*What the task requires*: Transcribe the material in full. Nothing should differ except that the pictures are left out.

(Extracted data entries)
= = =

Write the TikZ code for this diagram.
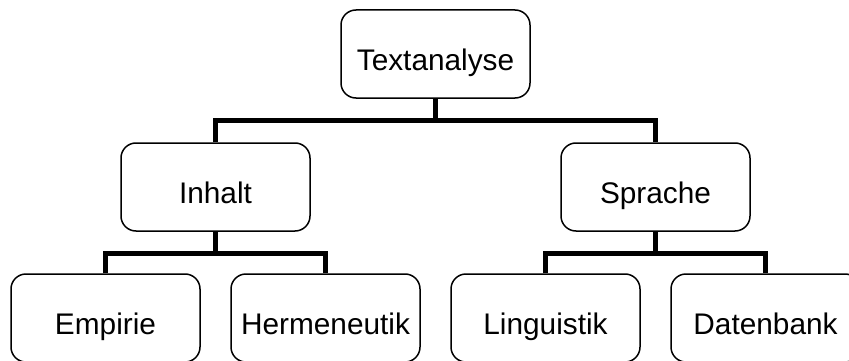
\documentclass[tikz,border=0pt]{standalone}
\usepackage{fontspec}
\setmainfont{Liberation Sans}
\begin{document}
\begin{tikzpicture}[x=1pt,y=-1pt,
  box/.style={draw=black,line width=1.5pt,rounded corners=15pt,fill=white,
    minimum width=189pt,minimum height=88pt,inner sep=0pt,
    text height=33pt,text depth=0pt,
    font=\fontsize{29.8}{34}\selectfont},
  conn/.style={draw=black,line width=5pt,line join=miter}]
\useasboundingbox (0,0) rectangle (849,361);
\fill[white] (0,0) rectangle (849,361);
\node[box] (ta) at (435.5,54) {Textanalyse};
\node[box] (inh) at (215.5,187) {Inhalt};
\node[box] (spr) at (655.5,187) {Sprache};
\node[box] (emp) at (105.5,318) {Empirie};
\node[box] (her) at (325.5,318) {Hermeneutik};
\node[box] (lin) at (545.5,318) {Linguistik};
\node[box] (dat) at (765.5,318) {Datenbank};
\coordinate (b1) at (435.5,120);
\coordinate (b2) at (215.5,253);
\coordinate (b3) at (655.5,253);
\draw[conn] (ta.south) -- (b1);
\draw[conn] (inh.north) |- (b1) -| (spr.north);
\draw[conn] (inh.south) -- (b2);
\draw[conn] (emp.north) |- (b2) -| (her.north);
\draw[conn] (spr.south) -- (b3);
\draw[conn] (lin.north) |- (b3) -| (dat.north);
\end{tikzpicture}
\end{document}
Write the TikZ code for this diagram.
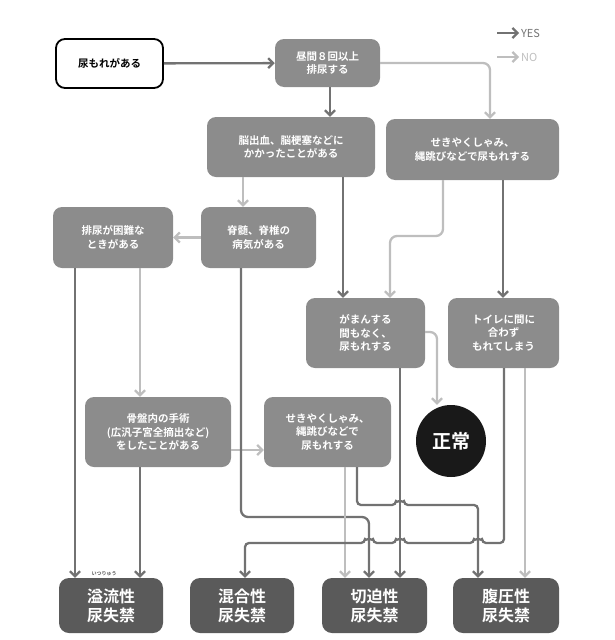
\documentclass[tikz,border=0pt]{standalone}
\usepackage{fontspec}
\setmainfont{Noto Sans CJK JP}[BoldFont={Noto Sans CJK JP Bold}]
\usetikzlibrary{arrows.meta}
\usetikzlibrary{positioning}
\usetikzlibrary{shapes.geometric}
\definecolor{boxgray}{HTML}{8C8C8C}
\definecolor{endgray}{HTML}{5A5A5A}
\definecolor{yesgray}{HTML}{727272}
\definecolor{nogray}{HTML}{BEBEBE}
\tikzset{
  qbox/.style={fill=boxgray,rounded corners=9pt,text=white,font=\bfseries\fontsize{10.5}{13.5}\selectfont,align=center,inner sep=0pt},
  endbox/.style={fill=endgray,rounded corners=10pt,text=white,font=\bfseries\fontsize{16}{19}\selectfont,align=center,inner sep=0pt},
  yes/.style={draw=yesgray,line width=2.3pt,rounded corners=7pt,-{Straight Barb[length=5pt,width=10pt]}},
  no/.style={draw=nogray,line width=2.3pt,rounded corners=7pt,-{Straight Barb[length=5pt,width=10pt]}},
}
\begin{document}
\begin{tikzpicture}[x=1pt,y=-1pt]
\useasboundingbox (0,0) rectangle (615,640);
% boxes
\node[draw=black,line width=1.8pt,rounded corners=9pt,minimum width=107pt,minimum height=49pt,font=\bfseries\fontsize{10.5}{13}\selectfont] (start) at (109.5,63.5) {尿もれがある};
\node[qbox,minimum width=105pt,minimum height=48pt] (freq) at (327.5,63) {昼間８回以上\\排尿する};
\node[qbox,minimum width=168pt,minimum height=60pt] (brain) at (291,147) {脳出血、脳梗塞などに\\かかったことがある};
\node[qbox,minimum width=173pt,minimum height=61pt] (cough) at (472.5,149.5) {せきやくしゃみ、\\縄跳びなどで尿もれする};
\node[qbox,minimum width=115pt,minimum height=61pt] (spine) at (258.5,237.5) {脊髄、脊椎の\\病気がある};
\node[qbox,minimum width=120pt,minimum height=61pt] (hard) at (113,237.5) {排尿が困難な\\ときがある};
\node[qbox,minimum width=119pt,minimum height=70pt] (gaman) at (365.5,333) {がまんする\\間もなく、\\尿もれする};
\node[qbox,minimum width=111pt,minimum height=70pt] (toilet) at (503.5,333) {トイレに間に\\合わず\\もれてしまう};
\node[qbox,minimum width=146pt,minimum height=70pt] (pelvis) at (158,432) {骨盤内の手術\\(広汎子宮全摘出など)\\をしたことがある};
\node[qbox,minimum width=127pt,minimum height=70pt] (cough2) at (327.5,432) {せきやくしゃみ、\\縄跳びなどで\\尿もれする};
\node[ellipse,fill=black!90,text=white,minimum width=70pt,minimum height=72pt,font=\bfseries\fontsize{19}{22}\selectfont] (normal) at (451,441) {正常};
\node[endbox,minimum width=104pt,minimum height=55pt] (over) at (111,605.5) {溢流性\\尿失禁};
\node[font=\bfseries\fontsize{5}{5}\selectfont,text=endgray] (ruby) at (104,574) {いつりゅう};
\node[endbox,minimum width=104pt,minimum height=55pt] (mixed) at (242,605.5) {混合性\\尿失禁};
\node[endbox,minimum width=105pt,minimum height=55pt] (urge) at (374.5,605.5) {切迫性\\尿失禁};
\node[endbox,minimum width=106pt,minimum height=55pt] (stress) at (506,605.5) {腹圧性\\尿失禁};
% legend
\coordinate (ly) at (497,33);
\coordinate (ln) at (497,57);
\draw[yes] (ly) -- ++(22,0) node[right,draw=none,text=yesgray,inner sep=1pt,font=\fontsize{11}{11}\selectfont] (ylab) {YES};
\draw[no] (ln) -- ++(22,0) node[right,draw=none,text=nogray,inner sep=1pt,font=\fontsize{11}{11}\selectfont] (nlab) {NO};
% connectors
\draw[yes] (start) -- (freq);
\draw[yes] (freq.south -| 330,0) -- (brain.north -| 330,0);
\draw[no] (freq.east) -- (490,63) -- (cough.north -| 490,0);
\draw[no] (brain.south -| 243,0) -- (spine.north -| 243,0);
\draw[yes] (brain.south -| 343,0) -- (gaman.north -| 343,0);
\draw[no] (cough.south -| 443,0) -- (443,236) -- (390,236) -- (gaman.north -| 390,0);
\draw[yes] (cough.south -| 503,0) -- (toilet.north -| 503,0);
\draw[no] (spine) -- (hard);
\draw[yes] (hard.south -| 75,0) -- (over.north -| 75,0);
\draw[no] (hard.south -| 140,0) -- (pelvis.north -| 140,0);
\draw[yes] (pelvis.south -| 140,0) -- (over.north -| 140,0);
\draw[no] (pelvis.east |- 0,450) -- (cough2.west |- 0,450);
\draw[yes] (spine.south -| 241,0) -- (241,517) -- (369,517) -- (urge.north -| 369,0);
\draw[no] (cough2.south -| 345,0) -- (urge.north -| 345,0);
\draw[yes,rounded corners=4pt] (cough2.south -| 357,0) -- (357,505) -- (396,505) arc(180:360:4) -- (478,505) -- (stress.north -| 478,0);
\draw[yes] (gaman.south -| 400,0) -- (urge.north -| 400,0);
\draw[no] (gaman.east |- 0,332) -- (437,332) -- (normal.north -| 437,0);
\draw[yes,rounded corners=4pt] (toilet.south -| 504,0) -- (504,543) -- (482,543) arc(0:-180:4) -- (404,543) arc(0:-180:4) -- (373,543) arc(0:-180:4) -- (245,543) -- (mixed.north -| 245,0);
\draw[no] (toilet.south -| 525,0) -- (stress.north -| 525,0);
\end{tikzpicture}
\end{document}
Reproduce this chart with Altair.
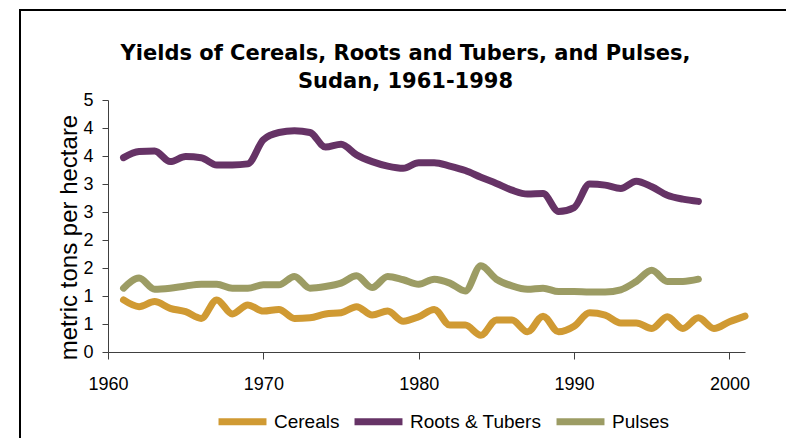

= = =

*Result of this task*:
Write the TikZ code for this diagram.
\documentclass[tikz,border=0pt]{standalone}
\usepackage{fontspec}
\setmainfont{Liberation Sans}
\begin{document}
\begin{tikzpicture}[x=1pt,y=-1pt,
  box/.style={draw=black,line width=1.5pt,rounded corners=15pt,fill=white,
    minimum width=189pt,minimum height=88pt,inner sep=0pt,
    text height=33pt,text depth=0pt,
    font=\fontsize{29.8}{34}\selectfont},
  conn/.style={draw=black,line width=5pt,line join=miter}]
\useasboundingbox (0,0) rectangle (849,361);
\fill[white] (0,0) rectangle (849,361);
\node[box] (ta) at (435.5,54) {Textanalyse};
\node[box] (inh) at (215.5,187) {Inhalt};
\node[box] (spr) at (655.5,187) {Sprache};
\node[box] (emp) at (105.5,318) {Empirie};
\node[box] (her) at (325.5,318) {Hermeneutik};
\node[box] (lin) at (545.5,318) {Linguistik};
\node[box] (dat) at (765.5,318) {Datenbank};
\coordinate (b1) at (435.5,120);
\coordinate (b2) at (215.5,253);
\coordinate (b3) at (655.5,253);
\draw[conn] (ta.south) -- (b1);
\draw[conn] (inh.north) |- (b1) -| (spr.north);
\draw[conn] (inh.south) -- (b2);
\draw[conn] (emp.north) |- (b2) -| (her.north);
\draw[conn] (spr.south) -- (b3);
\draw[conn] (lin.north) |- (b3) -| (dat.north);
\end{tikzpicture}
\end{document}
Write the TikZ code for this diagram.
\documentclass[tikz,border=0pt]{standalone}
\usepackage{fontspec}
\setmainfont{Noto Sans CJK JP}[BoldFont={Noto Sans CJK JP Bold}]
\usetikzlibrary{arrows.meta}
\usetikzlibrary{positioning}
\usetikzlibrary{shapes.geometric}
\definecolor{boxgray}{HTML}{8C8C8C}
\definecolor{endgray}{HTML}{5A5A5A}
\definecolor{yesgray}{HTML}{727272}
\definecolor{nogray}{HTML}{BEBEBE}
\tikzset{
  qbox/.style={fill=boxgray,rounded corners=9pt,text=white,font=\bfseries\fontsize{10.5}{13.5}\selectfont,align=center,inner sep=0pt},
  endbox/.style={fill=endgray,rounded corners=10pt,text=white,font=\bfseries\fontsize{16}{19}\selectfont,align=center,inner sep=0pt},
  yes/.style={draw=yesgray,line width=2.3pt,rounded corners=7pt,-{Straight Barb[length=5pt,width=10pt]}},
  no/.style={draw=nogray,line width=2.3pt,rounded corners=7pt,-{Straight Barb[length=5pt,width=10pt]}},
}
\begin{document}
\begin{tikzpicture}[x=1pt,y=-1pt]
\useasboundingbox (0,0) rectangle (615,640);
% boxes
\node[draw=black,line width=1.8pt,rounded corners=9pt,minimum width=107pt,minimum height=49pt,font=\bfseries\fontsize{10.5}{13}\selectfont] (start) at (109.5,63.5) {尿もれがある};
\node[qbox,minimum width=105pt,minimum height=48pt] (freq) at (327.5,63) {昼間８回以上\\排尿する};
\node[qbox,minimum width=168pt,minimum height=60pt] (brain) at (291,147) {脳出血、脳梗塞などに\\かかったことがある};
\node[qbox,minimum width=173pt,minimum height=61pt] (cough) at (472.5,149.5) {せきやくしゃみ、\\縄跳びなどで尿もれする};
\node[qbox,minimum width=115pt,minimum height=61pt] (spine) at (258.5,237.5) {脊髄、脊椎の\\病気がある};
\node[qbox,minimum width=120pt,minimum height=61pt] (hard) at (113,237.5) {排尿が困難な\\ときがある};
\node[qbox,minimum width=119pt,minimum height=70pt] (gaman) at (365.5,333) {がまんする\\間もなく、\\尿もれする};
\node[qbox,minimum width=111pt,minimum height=70pt] (toilet) at (503.5,333) {トイレに間に\\合わず\\もれてしまう};
\node[qbox,minimum width=146pt,minimum height=70pt] (pelvis) at (158,432) {骨盤内の手術\\(広汎子宮全摘出など)\\をしたことがある};
\node[qbox,minimum width=127pt,minimum height=70pt] (cough2) at (327.5,432) {せきやくしゃみ、\\縄跳びなどで\\尿もれする};
\node[ellipse,fill=black!90,text=white,minimum width=70pt,minimum height=72pt,font=\bfseries\fontsize{19}{22}\selectfont] (normal) at (451,441) {正常};
\node[endbox,minimum width=104pt,minimum height=55pt] (over) at (111,605.5) {溢流性\\尿失禁};
\node[font=\bfseries\fontsize{5}{5}\selectfont,text=endgray] (ruby) at (104,574) {いつりゅう};
\node[endbox,minimum width=104pt,minimum height=55pt] (mixed) at (242,605.5) {混合性\\尿失禁};
\node[endbox,minimum width=105pt,minimum height=55pt] (urge) at (374.5,605.5) {切迫性\\尿失禁};
\node[endbox,minimum width=106pt,minimum height=55pt] (stress) at (506,605.5) {腹圧性\\尿失禁};
% legend
\coordinate (ly) at (497,33);
\coordinate (ln) at (497,57);
\draw[yes] (ly) -- ++(22,0) node[right,draw=none,text=yesgray,inner sep=1pt,font=\fontsize{11}{11}\selectfont] (ylab) {YES};
\draw[no] (ln) -- ++(22,0) node[right,draw=none,text=nogray,inner sep=1pt,font=\fontsize{11}{11}\selectfont] (nlab) {NO};
% connectors
\draw[yes] (start) -- (freq);
\draw[yes] (freq.south -| 330,0) -- (brain.north -| 330,0);
\draw[no] (freq.east) -- (490,63) -- (cough.north -| 490,0);
\draw[no] (brain.south -| 243,0) -- (spine.north -| 243,0);
\draw[yes] (brain.south -| 343,0) -- (gaman.north -| 343,0);
\draw[no] (cough.south -| 443,0) -- (443,236) -- (390,236) -- (gaman.north -| 390,0);
\draw[yes] (cough.south -| 503,0) -- (toilet.north -| 503,0);
\draw[no] (spine) -- (hard);
\draw[yes] (hard.south -| 75,0) -- (over.north -| 75,0);
\draw[no] (hard.south -| 140,0) -- (pelvis.north -| 140,0);
\draw[yes] (pelvis.south -| 140,0) -- (over.north -| 140,0);
\draw[no] (pelvis.east |- 0,450) -- (cough2.west |- 0,450);
\draw[yes] (spine.south -| 241,0) -- (241,517) -- (369,517) -- (urge.north -| 369,0);
\draw[no] (cough2.south -| 345,0) -- (urge.north -| 345,0);
\draw[yes,rounded corners=4pt] (cough2.south -| 357,0) -- (357,505) -- (396,505) arc(180:360:4) -- (478,505) -- (stress.north -| 478,0);
\draw[yes] (gaman.south -| 400,0) -- (urge.north -| 400,0);
\draw[no] (gaman.east |- 0,332) -- (437,332) -- (normal.north -| 437,0);
\draw[yes,rounded corners=4pt] (toilet.south -| 504,0) -- (504,543) -- (482,543) arc(0:-180:4) -- (404,543) arc(0:-180:4) -- (373,543) arc(0:-180:4) -- (245,543) -- (mixed.north -| 245,0);
\draw[no] (toilet.south -| 525,0) -- (stress.north -| 525,0);
\end{tikzpicture}
\end{document}
Reproduce this chart with Altair.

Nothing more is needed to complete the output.